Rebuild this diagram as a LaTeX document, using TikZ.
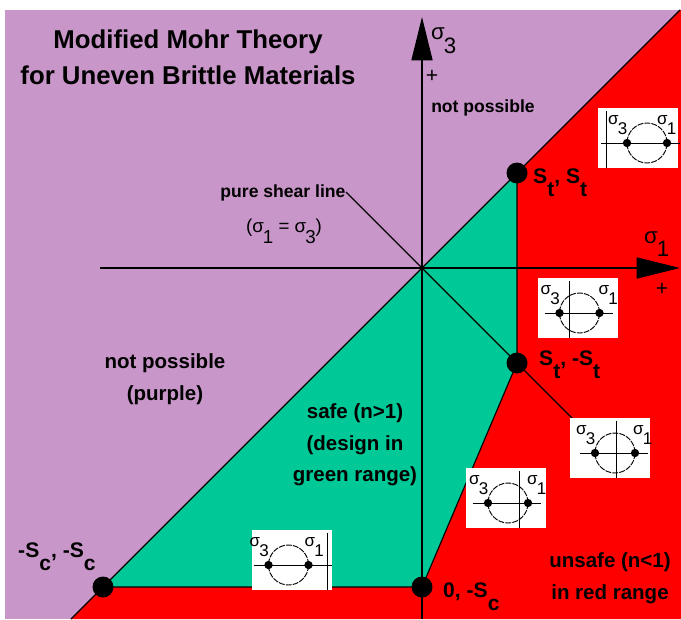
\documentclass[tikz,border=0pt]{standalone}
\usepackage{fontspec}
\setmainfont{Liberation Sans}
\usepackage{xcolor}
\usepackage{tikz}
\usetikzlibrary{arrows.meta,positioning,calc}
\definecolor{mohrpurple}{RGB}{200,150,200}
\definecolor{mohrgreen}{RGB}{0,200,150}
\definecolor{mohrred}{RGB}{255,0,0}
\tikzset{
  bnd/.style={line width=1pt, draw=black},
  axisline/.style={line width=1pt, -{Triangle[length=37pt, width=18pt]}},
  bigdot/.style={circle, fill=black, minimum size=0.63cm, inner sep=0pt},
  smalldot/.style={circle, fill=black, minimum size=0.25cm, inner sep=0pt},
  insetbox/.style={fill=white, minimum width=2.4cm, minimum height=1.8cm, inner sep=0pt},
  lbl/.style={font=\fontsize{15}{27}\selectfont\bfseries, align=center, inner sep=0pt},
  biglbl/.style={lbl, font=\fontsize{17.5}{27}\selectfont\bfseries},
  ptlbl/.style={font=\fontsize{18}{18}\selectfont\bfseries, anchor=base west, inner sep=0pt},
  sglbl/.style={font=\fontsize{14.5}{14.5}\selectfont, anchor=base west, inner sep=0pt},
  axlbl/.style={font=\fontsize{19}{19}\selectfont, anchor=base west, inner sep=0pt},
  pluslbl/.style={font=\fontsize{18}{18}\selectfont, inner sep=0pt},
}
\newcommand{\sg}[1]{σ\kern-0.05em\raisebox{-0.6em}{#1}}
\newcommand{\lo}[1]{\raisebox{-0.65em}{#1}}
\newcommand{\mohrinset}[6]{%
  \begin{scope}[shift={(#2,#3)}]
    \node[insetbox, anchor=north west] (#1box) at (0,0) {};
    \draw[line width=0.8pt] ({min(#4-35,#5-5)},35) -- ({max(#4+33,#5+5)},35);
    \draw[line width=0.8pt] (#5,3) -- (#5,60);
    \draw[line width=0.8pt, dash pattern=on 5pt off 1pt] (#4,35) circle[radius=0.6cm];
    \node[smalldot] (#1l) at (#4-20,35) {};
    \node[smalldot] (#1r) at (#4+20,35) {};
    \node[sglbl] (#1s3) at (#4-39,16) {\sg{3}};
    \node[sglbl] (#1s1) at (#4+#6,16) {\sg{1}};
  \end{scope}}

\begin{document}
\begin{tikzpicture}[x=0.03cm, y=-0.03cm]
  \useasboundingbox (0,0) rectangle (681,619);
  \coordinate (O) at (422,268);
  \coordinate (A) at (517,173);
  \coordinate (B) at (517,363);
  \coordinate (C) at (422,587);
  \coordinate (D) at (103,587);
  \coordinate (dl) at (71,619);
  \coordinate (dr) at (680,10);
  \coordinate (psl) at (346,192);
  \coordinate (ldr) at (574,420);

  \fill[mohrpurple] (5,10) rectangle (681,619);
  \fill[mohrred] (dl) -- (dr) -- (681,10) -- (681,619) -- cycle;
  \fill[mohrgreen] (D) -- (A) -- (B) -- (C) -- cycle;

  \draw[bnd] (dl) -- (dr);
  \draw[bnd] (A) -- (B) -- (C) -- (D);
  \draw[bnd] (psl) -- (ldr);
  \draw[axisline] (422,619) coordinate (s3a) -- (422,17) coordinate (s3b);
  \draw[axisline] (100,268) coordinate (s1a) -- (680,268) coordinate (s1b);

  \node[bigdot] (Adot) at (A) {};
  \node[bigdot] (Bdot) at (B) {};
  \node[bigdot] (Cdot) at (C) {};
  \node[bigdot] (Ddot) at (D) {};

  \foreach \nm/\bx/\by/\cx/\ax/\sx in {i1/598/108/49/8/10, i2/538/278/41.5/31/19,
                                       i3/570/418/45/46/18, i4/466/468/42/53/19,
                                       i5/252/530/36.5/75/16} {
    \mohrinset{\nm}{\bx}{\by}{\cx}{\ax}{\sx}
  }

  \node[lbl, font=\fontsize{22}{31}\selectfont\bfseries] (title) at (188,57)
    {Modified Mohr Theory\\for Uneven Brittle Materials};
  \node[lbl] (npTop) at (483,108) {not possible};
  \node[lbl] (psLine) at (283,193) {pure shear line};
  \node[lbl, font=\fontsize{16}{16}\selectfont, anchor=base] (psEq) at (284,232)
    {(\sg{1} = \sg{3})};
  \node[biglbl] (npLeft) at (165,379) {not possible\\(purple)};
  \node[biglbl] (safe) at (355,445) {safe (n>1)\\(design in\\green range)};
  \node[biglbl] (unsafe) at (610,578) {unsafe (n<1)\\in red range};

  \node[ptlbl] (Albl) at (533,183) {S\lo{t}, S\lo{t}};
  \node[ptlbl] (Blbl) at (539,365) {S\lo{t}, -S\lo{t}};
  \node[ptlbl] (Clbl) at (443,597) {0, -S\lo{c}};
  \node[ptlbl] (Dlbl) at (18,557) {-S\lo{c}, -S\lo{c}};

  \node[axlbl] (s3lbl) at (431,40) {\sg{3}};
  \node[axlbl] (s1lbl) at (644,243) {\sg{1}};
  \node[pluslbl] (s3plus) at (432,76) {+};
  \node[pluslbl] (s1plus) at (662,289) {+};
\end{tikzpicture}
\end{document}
+--
# What to work on
Transcribe all the data word for word; the images stay out.

# Result of the task
Rebuild this diagram as a LaTeX document, using TikZ.
\documentclass[tikz,border=0pt]{standalone}
\usepackage{fontspec}
\setmainfont{Liberation Sans}
\usepackage{xcolor}
\usepackage{tikz}
\usetikzlibrary{arrows.meta,positioning,calc}
\definecolor{mohrpurple}{RGB}{200,150,200}
\definecolor{mohrgreen}{RGB}{0,200,150}
\definecolor{mohrred}{RGB}{255,0,0}
\tikzset{
  bnd/.style={line width=1pt, draw=black},
  axisline/.style={line width=1pt, -{Triangle[length=37pt, width=18pt]}},
  bigdot/.style={circle, fill=black, minimum size=0.63cm, inner sep=0pt},
  smalldot/.style={circle, fill=black, minimum size=0.25cm, inner sep=0pt},
  insetbox/.style={fill=white, minimum width=2.4cm, minimum height=1.8cm, inner sep=0pt},
  lbl/.style={font=\fontsize{15}{27}\selectfont\bfseries, align=center, inner sep=0pt},
  biglbl/.style={lbl, font=\fontsize{17.5}{27}\selectfont\bfseries},
  ptlbl/.style={font=\fontsize{18}{18}\selectfont\bfseries, anchor=base west, inner sep=0pt},
  sglbl/.style={font=\fontsize{14.5}{14.5}\selectfont, anchor=base west, inner sep=0pt},
  axlbl/.style={font=\fontsize{19}{19}\selectfont, anchor=base west, inner sep=0pt},
  pluslbl/.style={font=\fontsize{18}{18}\selectfont, inner sep=0pt},
}
\newcommand{\sg}[1]{σ\kern-0.05em\raisebox{-0.6em}{#1}}
\newcommand{\lo}[1]{\raisebox{-0.65em}{#1}}
\newcommand{\mohrinset}[6]{%
  \begin{scope}[shift={(#2,#3)}]
    \node[insetbox, anchor=north west] (#1box) at (0,0) {};
    \draw[line width=0.8pt] ({min(#4-35,#5-5)},35) -- ({max(#4+33,#5+5)},35);
    \draw[line width=0.8pt] (#5,3) -- (#5,60);
    \draw[line width=0.8pt, dash pattern=on 5pt off 1pt] (#4,35) circle[radius=0.6cm];
    \node[smalldot] (#1l) at (#4-20,35) {};
    \node[smalldot] (#1r) at (#4+20,35) {};
    \node[sglbl] (#1s3) at (#4-39,16) {\sg{3}};
    \node[sglbl] (#1s1) at (#4+#6,16) {\sg{1}};
  \end{scope}}

\begin{document}
\begin{tikzpicture}[x=0.03cm, y=-0.03cm]
  \useasboundingbox (0,0) rectangle (681,619);
  \coordinate (O) at (422,268);
  \coordinate (A) at (517,173);
  \coordinate (B) at (517,363);
  \coordinate (C) at (422,587);
  \coordinate (D) at (103,587);
  \coordinate (dl) at (71,619);
  \coordinate (dr) at (680,10);
  \coordinate (psl) at (346,192);
  \coordinate (ldr) at (574,420);

  \fill[mohrpurple] (5,10) rectangle (681,619);
  \fill[mohrred] (dl) -- (dr) -- (681,10) -- (681,619) -- cycle;
  \fill[mohrgreen] (D) -- (A) -- (B) -- (C) -- cycle;

  \draw[bnd] (dl) -- (dr);
  \draw[bnd] (A) -- (B) -- (C) -- (D);
  \draw[bnd] (psl) -- (ldr);
  \draw[axisline] (422,619) coordinate (s3a) -- (422,17) coordinate (s3b);
  \draw[axisline] (100,268) coordinate (s1a) -- (680,268) coordinate (s1b);

  \node[bigdot] (Adot) at (A) {};
  \node[bigdot] (Bdot) at (B) {};
  \node[bigdot] (Cdot) at (C) {};
  \node[bigdot] (Ddot) at (D) {};

  \foreach \nm/\bx/\by/\cx/\ax/\sx in {i1/598/108/49/8/10, i2/538/278/41.5/31/19,
                                       i3/570/418/45/46/18, i4/466/468/42/53/19,
                                       i5/252/530/36.5/75/16} {
    \mohrinset{\nm}{\bx}{\by}{\cx}{\ax}{\sx}
  }

  \node[lbl, font=\fontsize{22}{31}\selectfont\bfseries] (title) at (188,57)
    {Modified Mohr Theory\\for Uneven Brittle Materials};
  \node[lbl] (npTop) at (483,108) {not possible};
  \node[lbl] (psLine) at (283,193) {pure shear line};
  \node[lbl, font=\fontsize{16}{16}\selectfont, anchor=base] (psEq) at (284,232)
    {(\sg{1} = \sg{3})};
  \node[biglbl] (npLeft) at (165,379) {not possible\\(purple)};
  \node[biglbl] (safe) at (355,445) {safe (n>1)\\(design in\\green range)};
  \node[biglbl] (unsafe) at (610,578) {unsafe (n<1)\\in red range};

  \node[ptlbl] (Albl) at (533,183) {S\lo{t}, S\lo{t}};
  \node[ptlbl] (Blbl) at (539,365) {S\lo{t}, -S\lo{t}};
  \node[ptlbl] (Clbl) at (443,597) {0, -S\lo{c}};
  \node[ptlbl] (Dlbl) at (18,557) {-S\lo{c}, -S\lo{c}};

  \node[axlbl] (s3lbl) at (431,40) {\sg{3}};
  \node[axlbl] (s1lbl) at (644,243) {\sg{1}};
  \node[pluslbl] (s3plus) at (432,76) {+};
  \node[pluslbl] (s1plus) at (662,289) {+};
\end{tikzpicture}
\end{document}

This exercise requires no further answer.